# [TASK STATEMENT]
Leaving out every picture, retype the lines below from the top through the one that contains "import numpy as np".

# [DATASET CONTENT]
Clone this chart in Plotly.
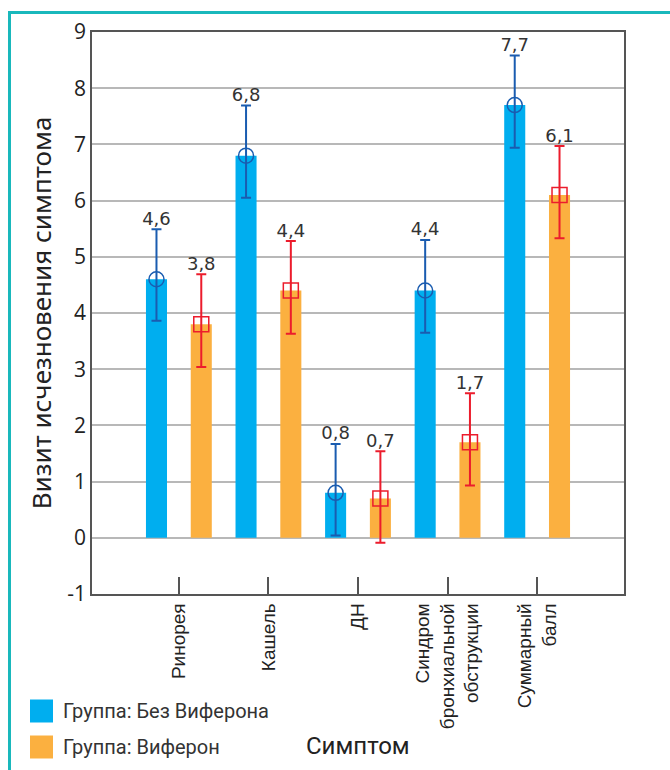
import plotly.graph_objects as go
import numpy as np

categories = ["Ринорея", "Кашель", "ДН", "Синдром<br>бронхиальной<br>обструкции", "Суммарный<br>балл"]
group_names = ["Группа: Без Виферона", "Группа: Виферон"]
no_viferon = [4.6, 6.8, 0.8, 4.4, 7.7]
no_viferon_hi = [5.49, 7.69, 1.67, 5.30, 8.58]
no_viferon_lo = [3.86, 6.05, 0.04, 3.65, 6.94]
viferon = [3.8, 4.4, 0.7, 1.7, 6.1]
viferon_hi = [4.69, 5.28, 1.54, 2.57, 6.97]
viferon_lo = [3.04, 3.63, -0.09, 0.93, 5.33]
y_ticks = list(range(-1, 10))
y_ticktext = [str(v) for v in y_ticks]

BLUE = "#00aeef"
ORANGE = "#fbb040"
DBLUE = "#1a5cb0"
RED = "#ec1c2c"
FONT = "Noto Sans"
LEG = "Roboto"

W, H = 670, 770
ML, MR, MT, MB = 92, 46, 32, 176
PW, PH = W - ML - MR, H - MT - MB

def px(xp):
    return (xp - ML) / PW

def py(yp):
    return (H - MB - yp) / PH

pos = np.arange(len(categories))
off = 0.25
bw = 0.235

def fmt(v):
    return f"{v:.1f}".replace(".", ",")

fig = go.Figure()
series = [
    (group_names[0], no_viferon, no_viferon_hi, no_viferon_lo, BLUE, DBLUE, "circle-open", -off),
    (group_names[1], viferon, viferon_hi, viferon_lo, ORANGE, RED, "square-open", off),
]
for name, vals, hi, lo, col, ecol, sym, dx in series:
    x = pos + dx
    fig.add_trace(go.Bar(x=x, y=vals, width=bw, marker_color=col, name=name,
                         marker_line_width=0, showlegend=False))
    fig.add_trace(go.Scatter(
        x=x, y=vals, mode="markers", showlegend=False,
        marker=dict(symbol=sym, size=15, color=ecol, line=dict(width=1.5, color=ecol)),
        error_y=dict(type="data", symmetric=False,
                     array=[h - v for h, v in zip(hi, vals)],
                     arrayminus=[v - l for l, v in zip(lo, vals)],
                     color=ecol, thickness=2, width=5),
    ))
    fig.add_trace(go.Scatter(
        x=x, y=hi, mode="text", text=[fmt(v) for v in vals], textposition="top center",
        textfont=dict(family="DejaVu Sans", size=18, color="#333333"), showlegend=False, hoverinfo="skip",
    ))

# manual legend (swatches + text)
for i, (name, col) in enumerate([(group_names[0], BLUE), (group_names[1], ORANGE)]):
    cy = 711 + 36 * i
    fig.add_shape(type="rect", xref="paper", yref="paper",
                  x0=px(30), x1=px(53), y0=py(cy - 11.5), y1=py(cy + 11.5),
                  fillcolor=col, line=dict(width=0))
    fig.add_annotation(text=name, xref="paper", yref="paper", x=px(61), y=py(cy),
                       xanchor="left", yanchor="middle", showarrow=False,
                       font=dict(family=LEG, size=20, color="#333333"))

fig.add_annotation(text="Симптом", xref="paper", yref="paper", x=px(358), y=py(746),
                   showarrow=False, font=dict(family=LEG, size=24, color="#222222"),
                   xanchor="center", yanchor="middle")

# teal frame
fig.add_shape(type="line", xref="paper", yref="paper", x0=px(9.5), x1=px(9.5), y0=py(11), y1=py(775),
              line=dict(color="#19b8bc", width=3))
fig.add_shape(type="line", xref="paper", yref="paper", x0=px(8), x1=px(675), y0=py(12.5), y1=py(12.5),
              line=dict(color="#19b8bc", width=3))

fig.update_layout(
    width=W, height=H,
    margin=dict(l=ML, r=MR, t=MT, b=MB, autoexpand=False),
    plot_bgcolor="white", paper_bgcolor="white",
    barmode="overlay",
    showlegend=False,
    xaxis=dict(range=[-0.97, 4.97], tickvals=pos, ticktext=categories, tickangle=-90,
               ticks="inside", ticklen=17, tickcolor="#555555", tickwidth=1.5,
               showline=True, linecolor="#555555", linewidth=1.5, mirror=True,
               showgrid=False, zeroline=False, automargin=False,
               tickfont=dict(family="Liberation Sans", size=19, color="#222222")),
    yaxis=dict(range=[-1, 9], tickvals=y_ticks, ticktext=y_ticktext, ticks="",
               showline=True, linecolor="#555555", linewidth=1.5, mirror=True,
               showgrid=True, gridcolor="#b8b8b8", gridwidth=1.5, zeroline=False,
               automargin=False,
               tickfont=dict(family="Open Sans", size=21, color="#222222"),
               title=dict(text="Визит исчезновения симптома",
                          font=dict(family=FONT, size=26, color="#222222"), standoff=8)),
)

fig.write_html("out.html")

# [SOLVED EXERCISE]
Clone this chart in Plotly.
import plotly.graph_objects as go
import numpy as np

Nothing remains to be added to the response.